> [EXERCISE AIM]: Skip the pictures, please, and write out exactly the lines from the opening of the data through the line containing "fig = plt.figure(figsize=(W".

** BEGIN PROVIDED RECORDS **

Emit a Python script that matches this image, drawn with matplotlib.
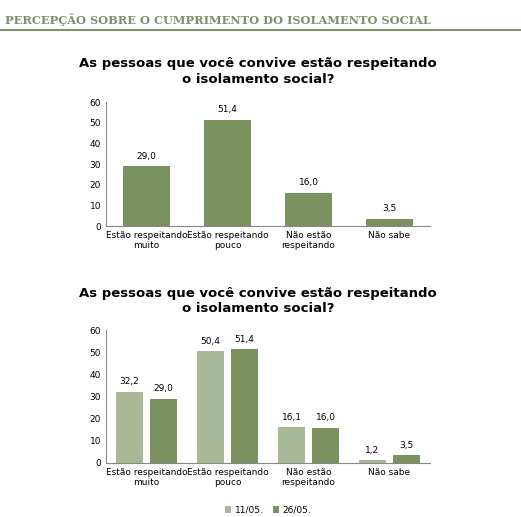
import numpy as np
import matplotlib.pyplot as plt

categories = ["Estão respeitando\nmuito", "Estão respeitando\npouco",
              "Não estão\nrespeitando", "Não sabe"]
values_2605 = [29.0, 51.4, 16.0, 3.5]
values_1105 = [32.2, 50.4, 16.1, 1.2]
series_labels = ["11/05.", "26/05."]

dark = "#7a9160"
light = "#a9b897"
W, H = 521, 517

fig = plt.figure(figsize=(W / 100, H / 100), dpi=100)

# header
fig.text(5 / W, 1 - 20 / H, "PERCEPÇÃO SOBRE O CUMPRIMENTO DO ISOLAMENTO SOCIAL",
         family="DejaVu Serif", weight="bold", fontsize=8.2, color="#7f8f6a",
         va="center")
fig.add_artist(plt.Line2D([0, 1], [1 - 30 / H] * 2, color="#7f8f6a", lw=1.5))

title = "As pessoas que você convive estão respeitando\no isolamento social?"


def style(ax):
    ax.set_ylim(0, 60)
    ax.set_yticks(range(0, 61, 10))
    ax.set_xlim(-0.5, 3.5)
    ax.set_xticks(range(4))
    ax.set_xticklabels(categories, fontsize=6.5)
    ax.tick_params(axis="y", labelsize=6.5, length=0)
    ax.tick_params(axis="x", length=0)
    for s in ["top", "right"]:
        ax.spines[s].set_visible(False)
    ax.spines["left"].set_color("#888888")
    ax.spines["bottom"].set_color("#888888")


# chart 1
ax1 = fig.add_axes([106 / W, 1 - 226 / H, 324 / W, 124 / H])
x = np.arange(len(categories))
b = ax1.bar(x, values_2605, width=0.57, color=dark)
ax1.bar_label(b, labels=[f"{v:.1f}".replace(".", ",") for v in values_2605],
              padding=4, fontsize=6.5)
style(ax1)
fig.text(258 / W, 1 - 71 / H, title, ha="center", va="center",
         fontsize=9.5, weight="bold", linespacing=1.3)

# chart 2
ax2 = fig.add_axes([106 / W, 1 - 463 / H, 324 / W, 133 / H])
w = 0.34
b1 = ax2.bar(x - 0.21, values_1105, width=w, color=light, label=series_labels[0])
b2 = ax2.bar(x + 0.21, values_2605, width=w, color=dark, label=series_labels[1])
for bb, vals in [(b1, values_1105), (b2, values_2605)]:
    ax2.bar_label(bb, labels=[f"{v:.1f}".replace(".", ",") for v in vals],
                  padding=4, fontsize=6.5)
style(ax2)
fig.text(258 / W, 1 - 301 / H, title, ha="center", va="center",
         fontsize=9.5, weight="bold", linespacing=1.3)
fig.legend(loc="center", bbox_to_anchor=(268 / W, 1 - 510 / H), ncol=2,
           frameon=False, fontsize=6.5, handlelength=0.7, handleheight=0.7,
           columnspacing=1.0, handletextpad=0.4)

fig.savefig("out.png", dpi=100)
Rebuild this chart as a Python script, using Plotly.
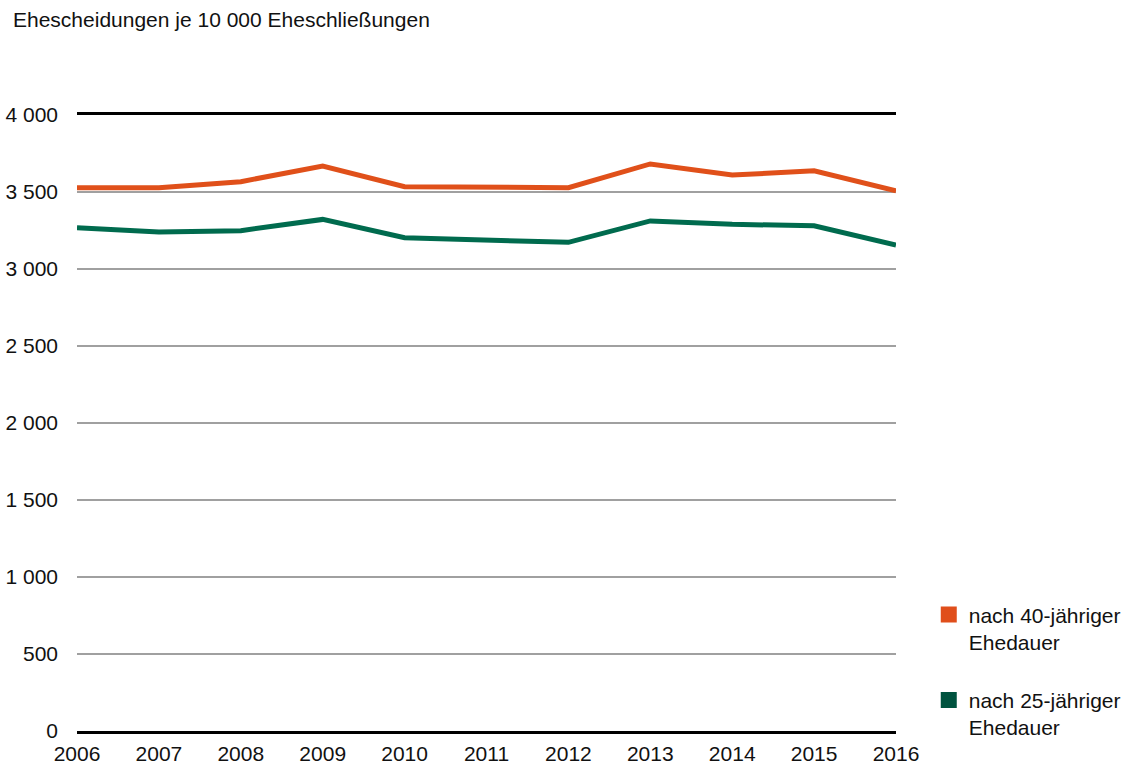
import plotly.graph_objects as go

years = [2006, 2007, 2008, 2009, 2010, 2011, 2012, 2013, 2014, 2015, 2016]
dauer40 = [3528, 3528, 3567, 3669, 3534, 3530, 3528, 3682, 3610, 3638, 3508]
dauer25 = [3268, 3240, 3249, 3322, 3203, 3192, 3173, 3312, 3290, 3281, 3156]
series_names = ["nach 40-jähriger<br>Ehedauer", "nach 25-jähriger<br>Ehedauer"]
y_ticks = [0, 500, 1000, 1500, 2000, 2500, 3000, 3500, 4000]
y_ticktext = ["0", "500", "1 000", "1 500", "2 000", "2 500", "3 000", "3 500", "4 000"]
title_text = "Ehescheidungen je 10 000 Eheschließungen"

line_colors = ["#E0501A", "#006B4E"]
legend_colors = ["#E04E1B", "#00533F"]
FONT = "Liberation Sans, Arial, sans-serif"

W, H = 1130, 767

fig = go.Figure()
for vals, col in zip([dauer40, dauer25], line_colors):
    fig.add_trace(go.Scatter(x=years, y=vals, mode="lines",
                             line=dict(color=col, width=5),
                             showlegend=False, hoverinfo="x+y"))
for i, (name, col) in enumerate(zip(series_names, legend_colors)):
    fig.add_trace(go.Scatter(x=[None], y=[None], mode="markers", name=name,
                             legendgroup=f"g{i}",
                             marker=dict(symbol="square", size=16, color=col)))

fig.update_layout(
    width=W, height=H,
    margin=dict(l=77, r=234, t=115, b=36, autoexpand=False),
    plot_bgcolor="white", paper_bgcolor="white",
    font=dict(family=FONT, size=21, color="#111111"),
    title=dict(text=title_text, xref="container", yref="container",
               x=13 / W, xanchor="left", y=1 - 12 / H, yanchor="top",
               font=dict(size=21, color="#111111")),
    legend=dict(x=1.04, xanchor="left", y=0.222, yanchor="top",
                valign="top", tracegroupgap=28,
                font=dict(size=21, color="#111111"),
                itemwidth=30, bgcolor="rgba(0,0,0,0)"),
    xaxis=dict(range=[2006, 2016], tickvals=years, ticktext=[str(y) for y in years],
               showgrid=False, zeroline=False, showline=True, mirror=True,
               linecolor="black", linewidth=3, ticks="", ticklabelstandoff=2,
               tickfont=dict(size=21), automargin=False),
    yaxis=dict(range=[0, 4000], tickvals=y_ticks, ticktext=y_ticktext,
               showgrid=True, gridcolor="#A0A0A0", gridwidth=2,
               zeroline=False, showline=False, ticks="", ticklabelstandoff=18,
               tickfont=dict(size=21), automargin=False),
)

fig.write_html("out.html",
               config={"displayModeBar": False},
               post_script="document.body.style.margin='0';document.body.style.overflow='hidden';")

** END PROVIDED RECORDS **

> [SOLUTION]:
Emit a Python script that matches this image, drawn with matplotlib.
import numpy as np
import matplotlib.pyplot as plt

categories = ["Estão respeitando\nmuito", "Estão respeitando\npouco",
              "Não estão\nrespeitando", "Não sabe"]
values_2605 = [29.0, 51.4, 16.0, 3.5]
values_1105 = [32.2, 50.4, 16.1, 1.2]
series_labels = ["11/05.", "26/05."]

dark = "#7a9160"
light = "#a9b897"
W, H = 521, 517

fig = plt.figure(figsize=(W / 100, H / 100), dpi=100)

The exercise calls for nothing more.